FRDI Bill and bail-in
Seeking to allay concerns of depositors over provisions of a draft law, Finance Minister Arun Jaitley today said the government will fully protect...
Seeking to allay concerns of depositors over provisions of a draft law, Finance Minister Arun Jaitley today said the government will fully protect public deposits in financial institutions even as he hinted at openness to changes in the proposed FRDI Bill.
The FRDI Bill proposes to create a framework for overseeing financial institutions such as banks, insurance companies, non-banking financial services (NBFC) companies and stock exchanges in case of insolvency. The government said it is committed to strengthen PSU banks and financial institutions. About Rs. 2.11 lakh crore is being pumped in to strengthen the public sector banks, the FM said.
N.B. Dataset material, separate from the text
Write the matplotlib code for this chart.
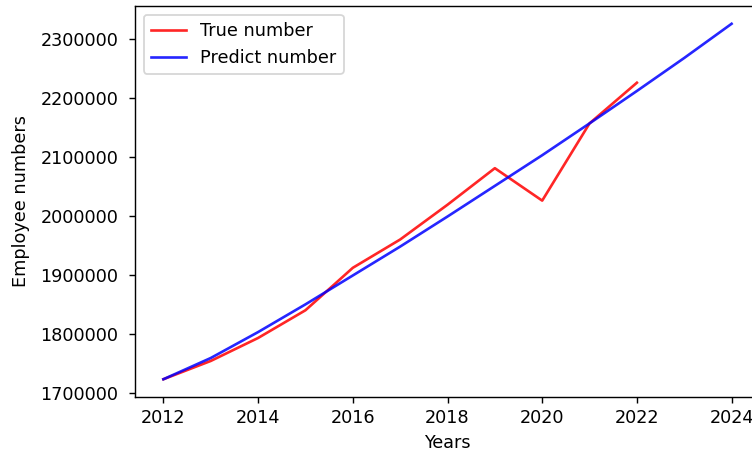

Jaitley assurance came as an online petition by a Mumbai woman against allowing "a government entity to use depositors' money to save a bank on the verge of bankruptcy" got over 40,000 sign-ups in just 24 hours, writes NDTV.
The petition appeals to the Finance Minister not let the FRDI bill pass with the 'bail-in' provision, stating, "Our hard earned money that we have saved for our children and for our future will be used to bail-in the banks." Some financial analysts have suggested that "bail-in", as against bailout in which outside money is used to save a financial institution, may eat into funds parked by depositors.
Opposition parties have alleged that the government could use people's money to save financial institutions that have made bad lending calls. Banks are struggling under the burden of bad loans of around Rs 10 lakh crore ($150 billion).
Currently, people's deposits of up to Rs. 1 lakh are insured under the Deposit Insurance and Credit Guarantee Corporation Act, 1961, if a financial institution were to fail. Depositors are concerned that the proposed "bail-in" provision might remove that protection.
The FRDI Bill, 2017, tabled in the Lok Sabha on August 11 in the monsoon session, provides for an independent regulator, the Resolution Corporation, which will comprise representatives from other financial regulators such as the Reserve Bank of India and the Securities and Exchange Board of India.